> **THE PROBLEM**
Every record must appear in your copy exactly as written, with no pictures.

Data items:
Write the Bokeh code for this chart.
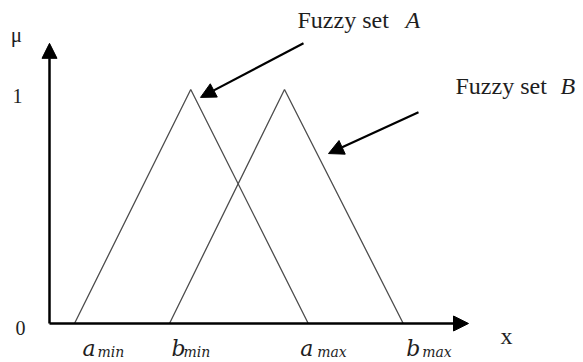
from bokeh.plotting import figure
from bokeh.models import Arrow, NormalHead, Range1d
from bokeh.core.properties import value
from bokeh.embed import file_html
from bokeh.resources import INLINE

# data (x in arbitrary units, membership in [0, 1])
set_a_x = [1.0, 5.65, 10.35]
set_b_x = [4.8, 9.4, 14.15]
mu = [0.0, 1.0, 0.0]
x_axis_end = 16.76
y_axis_end = 1.197
tick_labels_y = ["0", "1"]
names = ["Fuzzy set", "Fuzzy set"]
name_letters = ["A", "B"]

W, H = 583, 362
p = figure(width=W, height=H, output_backend="svg", toolbar_location=None,
           x_range=Range1d(-1.96, 21.36), y_range=Range1d(-0.1667, 1.380),
           min_border=0, outline_line_color=None)
p.axis.visible = False
p.grid.visible = False
p.background_fill_color = "white"

line_col = "#4d4d4d"
p.line(set_a_x, mu, line_color=line_col, line_width=1.3)
p.line(set_b_x, mu, line_color=line_col, line_width=1.3)

# axes with arrow heads
p.add_layout(Arrow(end=NormalHead(size=15, fill_color="black", line_color="black"),
                   x_start=0, y_start=0, x_end=x_axis_end, y_end=0,
                   line_width=2.5, line_color="black"))
p.add_layout(Arrow(end=NormalHead(size=15, fill_color="black", line_color="black"),
                   x_start=0, y_start=0, x_end=0, y_end=y_axis_end,
                   line_width=2.5, line_color="black"))

serif = value("Liberation Serif")
math = value("DejaVu Serif")
txt_col = "#1e1e1e"
dy = 0.032  # baseline correction

# y tick labels and axis names
p.text(x=[-1.16, -1.28], y=[-0.051 + dy, 0.94 + dy], text=tick_labels_y, text_font=serif,
       text_font_size="20px", text_align="center", text_baseline="alphabetic", text_color=txt_col)
p.text(x=[-1.32], y=[1.20 + dy], text=["μ"], text_font=serif, text_font_size="21px",
       text_align="center", text_baseline="alphabetic", text_color=txt_col)
p.text(x=[18.28], y=[-0.085 + dy], text=["x"], text_font=serif, text_font_size="24px",
       text_align="center", text_baseline="alphabetic", text_color=txt_col)

# x labels: a_min, b_min, a_max, b_max
main_letters = ["a", "b", "a", "b"]
subs = ["min", "min", "max", "max"]
pos_x = [set_a_x[0], set_b_x[0], set_a_x[2], set_b_x[2]]
main_off = [0.32, 0.08, -0.32, 0.12]
sub_off = [0.92, 0.56, 0.36, 0.76]
p.text(x=[px + o for px, o in zip(pos_x, main_off)], y=[-0.137 + dy] * 4, text=main_letters,
       text_font=math, text_font_style="italic", text_font_size="22px",
       text_align="left", text_baseline="alphabetic", text_color=txt_col)
p.text(x=[px + o for px, o in zip(pos_x, sub_off)], y=[-0.154 + dy] * 4, text=subs,
       text_font=math, text_font_style="italic", text_font_size="14px",
       text_align="left", text_baseline="alphabetic", text_color=txt_col)

# annotations
p.text(x=[9.92, 16.24], y=[1.265 + dy, 0.983 + dy], text=names, text_font=serif,
       text_font_size="24px", text_align="left", text_baseline="alphabetic", text_color=txt_col)
p.text(x=[14.24, 20.44], y=[1.265 + dy, 0.983 + dy], text=name_letters, text_font=serif,
       text_font_style="italic", text_font_size="24px", text_align="left",
       text_baseline="alphabetic", text_color=txt_col)
p.add_layout(Arrow(end=NormalHead(size=15, fill_color="black", line_color="black"),
                   x_start=10.16, y_start=1.197, x_end=6.04, y_end=0.966,
                   line_width=2.2, line_color="black"))
p.add_layout(Arrow(end=NormalHead(size=15, fill_color="black", line_color="black"),
                   x_start=14.76, y_start=0.902, x_end=11.16, y_end=0.726,
                   line_width=2.2, line_color="black"))

open("out.html", "w").write(file_html(p, INLINE))
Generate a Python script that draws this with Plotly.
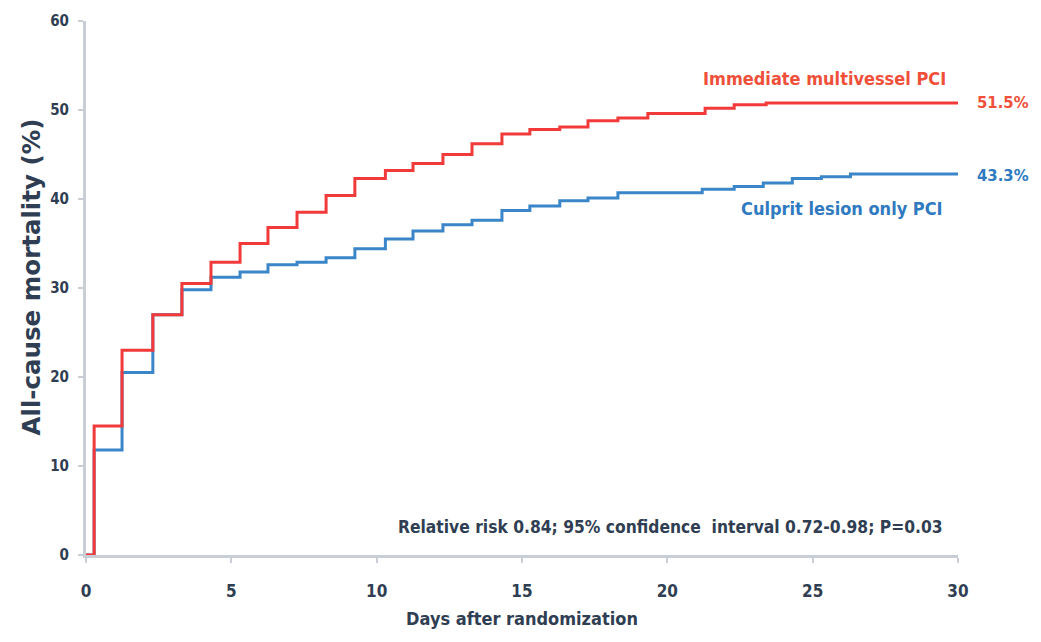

> **FULL RESPONSE**
Write the Bokeh code for this chart.
from bokeh.plotting import figure
from bokeh.models import Arrow, NormalHead, Range1d
from bokeh.core.properties import value
from bokeh.embed import file_html
from bokeh.resources import INLINE

# data (x in arbitrary units, membership in [0, 1])
set_a_x = [1.0, 5.65, 10.35]
set_b_x = [4.8, 9.4, 14.15]
mu = [0.0, 1.0, 0.0]
x_axis_end = 16.76
y_axis_end = 1.197
tick_labels_y = ["0", "1"]
names = ["Fuzzy set", "Fuzzy set"]
name_letters = ["A", "B"]

W, H = 583, 362
p = figure(width=W, height=H, output_backend="svg", toolbar_location=None,
           x_range=Range1d(-1.96, 21.36), y_range=Range1d(-0.1667, 1.380),
           min_border=0, outline_line_color=None)
p.axis.visible = False
p.grid.visible = False
p.background_fill_color = "white"

line_col = "#4d4d4d"
p.line(set_a_x, mu, line_color=line_col, line_width=1.3)
p.line(set_b_x, mu, line_color=line_col, line_width=1.3)

# axes with arrow heads
p.add_layout(Arrow(end=NormalHead(size=15, fill_color="black", line_color="black"),
                   x_start=0, y_start=0, x_end=x_axis_end, y_end=0,
                   line_width=2.5, line_color="black"))
p.add_layout(Arrow(end=NormalHead(size=15, fill_color="black", line_color="black"),
                   x_start=0, y_start=0, x_end=0, y_end=y_axis_end,
                   line_width=2.5, line_color="black"))

serif = value("Liberation Serif")
math = value("DejaVu Serif")
txt_col = "#1e1e1e"
dy = 0.032  # baseline correction

# y tick labels and axis names
p.text(x=[-1.16, -1.28], y=[-0.051 + dy, 0.94 + dy], text=tick_labels_y, text_font=serif,
       text_font_size="20px", text_align="center", text_baseline="alphabetic", text_color=txt_col)
p.text(x=[-1.32], y=[1.20 + dy], text=["μ"], text_font=serif, text_font_size="21px",
       text_align="center", text_baseline="alphabetic", text_color=txt_col)
p.text(x=[18.28], y=[-0.085 + dy], text=["x"], text_font=serif, text_font_size="24px",
       text_align="center", text_baseline="alphabetic", text_color=txt_col)

# x labels: a_min, b_min, a_max, b_max
main_letters = ["a", "b", "a", "b"]
subs = ["min", "min", "max", "max"]
pos_x = [set_a_x[0], set_b_x[0], set_a_x[2], set_b_x[2]]
main_off = [0.32, 0.08, -0.32, 0.12]
sub_off = [0.92, 0.56, 0.36, 0.76]
p.text(x=[px + o for px, o in zip(pos_x, main_off)], y=[-0.137 + dy] * 4, text=main_letters,
       text_font=math, text_font_style="italic", text_font_size="22px",
       text_align="left", text_baseline="alphabetic", text_color=txt_col)
p.text(x=[px + o for px, o in zip(pos_x, sub_off)], y=[-0.154 + dy] * 4, text=subs,
       text_font=math, text_font_style="italic", text_font_size="14px",
       text_align="left", text_baseline="alphabetic", text_color=txt_col)

# annotations
p.text(x=[9.92, 16.24], y=[1.265 + dy, 0.983 + dy], text=names, text_font=serif,
       text_font_size="24px", text_align="left", text_baseline="alphabetic", text_color=txt_col)
p.text(x=[14.24, 20.44], y=[1.265 + dy, 0.983 + dy], text=name_letters, text_font=serif,
       text_font_style="italic", text_font_size="24px", text_align="left",
       text_baseline="alphabetic", text_color=txt_col)
p.add_layout(Arrow(end=NormalHead(size=15, fill_color="black", line_color="black"),
                   x_start=10.16, y_start=1.197, x_end=6.04, y_end=0.966,
                   line_width=2.2, line_color="black"))
p.add_layout(Arrow(end=NormalHead(size=15, fill_color="black", line_color="black"),
                   x_start=14.76, y_start=0.902, x_end=11.16, y_end=0.726,
                   line_width=2.2, line_color="black"))

open("out.html", "w").write(file_html(p, INLINE))
Generate a Python script that draws this with Plotly.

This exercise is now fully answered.